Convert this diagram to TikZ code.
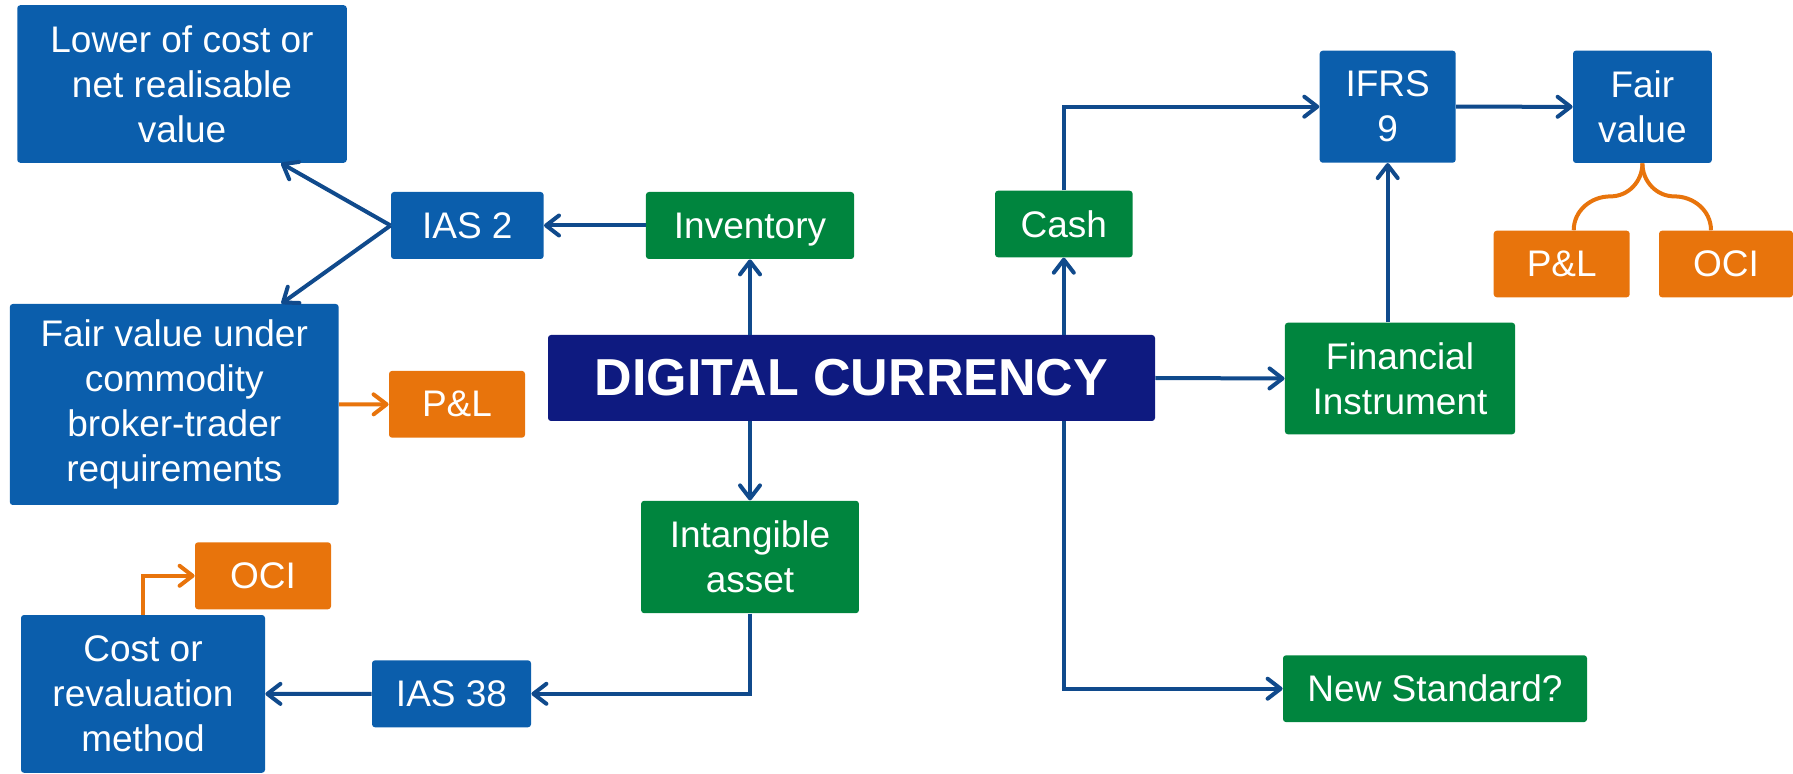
\documentclass[tikz,border=0pt]{standalone}
\usepackage{fontspec}
\setmainfont{Liberation Sans}
\usetikzlibrary{arrows.meta,calc,positioning}

\definecolor{stdblue}{RGB}{11,94,172}
\definecolor{itemgreen}{RGB}{0,133,62}
\definecolor{resorange}{RGB}{232,116,12}
\definecolor{corenavy}{RGB}{14,26,128}
\definecolor{linkblue}{RGB}{16,74,140}

\begin{document}
\begin{tikzpicture}[x=0.5pt,y=-0.5pt,
  box/.style={rectangle, rounded corners=1.5pt, text=white, align=center, inner sep=0pt,
    font=\fontsize{18.5}{22.5}\selectfont},
  stdbox/.style={box, fill=stdblue},
  itembox/.style={box, fill=itemgreen},
  resbox/.style={box, fill=resorange},
  link/.style={draw=linkblue, line width=2pt, -{Straight Barb[length=6.5pt,width=10pt,round]}},
  olink/.style={link, draw=resorange},
  brace/.style={draw=resorange, line width=2pt}]
\useasboundingbox (0,0) rectangle (1793,774);

% left branch
\draw (182,84)      node (lower) [stdbox, minimum width=164.75pt, minimum height=78.8pt] {Lower of cost or\\net realisable\\value};
\draw (467.3,225.5) node (ias2)  [stdbox, minimum width=76.3pt, minimum height=33.5pt] {IAS 2};
\draw (750,225.5)   node (inv)   [itembox, minimum width=104.1pt, minimum height=33.5pt, text depth=0pt] {Inventory};
\draw (174.25,404.5) node (fvu)  [stdbox, minimum width=164.45pt, minimum height=100.5pt] {Fair value under\\commodity\\broker-trader\\requirements};
\draw (457,404.3)   node (pl1)   [resbox, minimum width=68pt, minimum height=33.4pt] {P\&L};

\draw (851.5,378)   node (dc)    [box, fill=corenavy, minimum width=303.5pt, minimum height=43pt,
                                  font=\bfseries\fontsize{26}{30}\selectfont] {DIGITAL CURRENCY};

\draw (750,557)     node (int)   [itembox, minimum width=108.9pt, minimum height=56.2pt] {Intangible\\asset};
\draw (263,575.8)   node (oci1)  [resbox, minimum width=68pt, minimum height=33.5pt] {OCI};
\draw (143,693.9)   node (cost)  [stdbox, minimum width=122pt, minimum height=78.9pt] {Cost or\\revaluation\\method};
\draw (451.5,693.8) node (ias38) [stdbox, minimum width=79.5pt, minimum height=33.5pt] {IAS 38};

% right branch
\draw (1063.8,224)  node (cash)  [itembox, minimum width=68.8pt, minimum height=33.3pt] {Cash};
\draw (1387.7,106.7) node (ifrs) [stdbox, minimum width=68pt, minimum height=56pt] {IFRS\\9};
\draw (1642.4,106.8) node (fv)   [stdbox, minimum width=69.4pt, minimum height=56.2pt] {Fair\\value};
\draw (1561.7,264)  node (pl2)   [resbox, minimum width=68pt, minimum height=33.3pt] {P\&L};
\draw (1726,264)    node (oci2)  [resbox, minimum width=67pt, minimum height=33.3pt] {OCI};
\draw (1400,378.5)  node (fi)    [itembox, minimum width=115.1pt, minimum height=55.8pt] {Financial\\Instrument};
\draw (1435,688.7)  node (ns)    [itembox, minimum width=152pt, minimum height=33.4pt] {New Standard?};

\draw[link] (inv.west) -- (ias2.east);
\draw[link] (ias2.west) -- ($(lower.south)!0.6!(lower.south east)$);
\draw[link] (ias2.west) -- ($(fvu.north)!0.65!(fvu.north east)$);
\draw[olink] (fvu.east) -- (pl1.west);
\draw[link] (inv.south |- dc.north) -- (inv.south);
\draw[link] (int.north |- dc.south) -- (int.north);
\draw[link] (int.south) |- (ias38.east);
\draw[link] (ias38.west) -- (cost.east);
\draw[olink] (cost.north) |- (oci1.west);

\draw[link] (cash.south |- dc.north) -- (cash.south);
\draw[link] (cash.north) |- (ifrs.west);
\draw[link] (ifrs.east) -- (fv.west);
\draw[link] (ifrs.south |- fi.north) -- (ifrs.south);
\draw[link] (dc.east) -- (fi.west);
\draw[link] (cash.south |- dc.south) |- (ns.west);

% fair value splits into P&L and OCI
\draw[brace] (fv.south) to[out=-90,in=0] ++(-32,33) to[out=180,in=90] ($(pl2.north)+(12,0)$);
\draw[brace] (fv.south) to[out=-90,in=180] ++(32,33) to[out=0,in=90] ($(oci2.north)+(-15,0)$);
\end{tikzpicture}
\end{document}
○ ○ ○ ○
● What to produce:
Omit any images, then output the listing exactly.

● Response:
Convert this diagram to TikZ code.
\documentclass[tikz,border=0pt]{standalone}
\usepackage{fontspec}
\setmainfont{Liberation Sans}
\usetikzlibrary{arrows.meta,calc,positioning}

\definecolor{stdblue}{RGB}{11,94,172}
\definecolor{itemgreen}{RGB}{0,133,62}
\definecolor{resorange}{RGB}{232,116,12}
\definecolor{corenavy}{RGB}{14,26,128}
\definecolor{linkblue}{RGB}{16,74,140}

\begin{document}
\begin{tikzpicture}[x=0.5pt,y=-0.5pt,
  box/.style={rectangle, rounded corners=1.5pt, text=white, align=center, inner sep=0pt,
    font=\fontsize{18.5}{22.5}\selectfont},
  stdbox/.style={box, fill=stdblue},
  itembox/.style={box, fill=itemgreen},
  resbox/.style={box, fill=resorange},
  link/.style={draw=linkblue, line width=2pt, -{Straight Barb[length=6.5pt,width=10pt,round]}},
  olink/.style={link, draw=resorange},
  brace/.style={draw=resorange, line width=2pt}]
\useasboundingbox (0,0) rectangle (1793,774);

% left branch
\draw (182,84)      node (lower) [stdbox, minimum width=164.75pt, minimum height=78.8pt] {Lower of cost or\\net realisable\\value};
\draw (467.3,225.5) node (ias2)  [stdbox, minimum width=76.3pt, minimum height=33.5pt] {IAS 2};
\draw (750,225.5)   node (inv)   [itembox, minimum width=104.1pt, minimum height=33.5pt, text depth=0pt] {Inventory};
\draw (174.25,404.5) node (fvu)  [stdbox, minimum width=164.45pt, minimum height=100.5pt] {Fair value under\\commodity\\broker-trader\\requirements};
\draw (457,404.3)   node (pl1)   [resbox, minimum width=68pt, minimum height=33.4pt] {P\&L};

\draw (851.5,378)   node (dc)    [box, fill=corenavy, minimum width=303.5pt, minimum height=43pt,
                                  font=\bfseries\fontsize{26}{30}\selectfont] {DIGITAL CURRENCY};

\draw (750,557)     node (int)   [itembox, minimum width=108.9pt, minimum height=56.2pt] {Intangible\\asset};
\draw (263,575.8)   node (oci1)  [resbox, minimum width=68pt, minimum height=33.5pt] {OCI};
\draw (143,693.9)   node (cost)  [stdbox, minimum width=122pt, minimum height=78.9pt] {Cost or\\revaluation\\method};
\draw (451.5,693.8) node (ias38) [stdbox, minimum width=79.5pt, minimum height=33.5pt] {IAS 38};

% right branch
\draw (1063.8,224)  node (cash)  [itembox, minimum width=68.8pt, minimum height=33.3pt] {Cash};
\draw (1387.7,106.7) node (ifrs) [stdbox, minimum width=68pt, minimum height=56pt] {IFRS\\9};
\draw (1642.4,106.8) node (fv)   [stdbox, minimum width=69.4pt, minimum height=56.2pt] {Fair\\value};
\draw (1561.7,264)  node (pl2)   [resbox, minimum width=68pt, minimum height=33.3pt] {P\&L};
\draw (1726,264)    node (oci2)  [resbox, minimum width=67pt, minimum height=33.3pt] {OCI};
\draw (1400,378.5)  node (fi)    [itembox, minimum width=115.1pt, minimum height=55.8pt] {Financial\\Instrument};
\draw (1435,688.7)  node (ns)    [itembox, minimum width=152pt, minimum height=33.4pt] {New Standard?};

\draw[link] (inv.west) -- (ias2.east);
\draw[link] (ias2.west) -- ($(lower.south)!0.6!(lower.south east)$);
\draw[link] (ias2.west) -- ($(fvu.north)!0.65!(fvu.north east)$);
\draw[olink] (fvu.east) -- (pl1.west);
\draw[link] (inv.south |- dc.north) -- (inv.south);
\draw[link] (int.north |- dc.south) -- (int.north);
\draw[link] (int.south) |- (ias38.east);
\draw[link] (ias38.west) -- (cost.east);
\draw[olink] (cost.north) |- (oci1.west);

\draw[link] (cash.south |- dc.north) -- (cash.south);
\draw[link] (cash.north) |- (ifrs.west);
\draw[link] (ifrs.east) -- (fv.west);
\draw[link] (ifrs.south |- fi.north) -- (ifrs.south);
\draw[link] (dc.east) -- (fi.west);
\draw[link] (cash.south |- dc.south) |- (ns.west);

% fair value splits into P&L and OCI
\draw[brace] (fv.south) to[out=-90,in=0] ++(-32,33) to[out=180,in=90] ($(pl2.north)+(12,0)$);
\draw[brace] (fv.south) to[out=-90,in=180] ++(32,33) to[out=0,in=90] ($(oci2.north)+(-15,0)$);
\end{tikzpicture}
\end{document}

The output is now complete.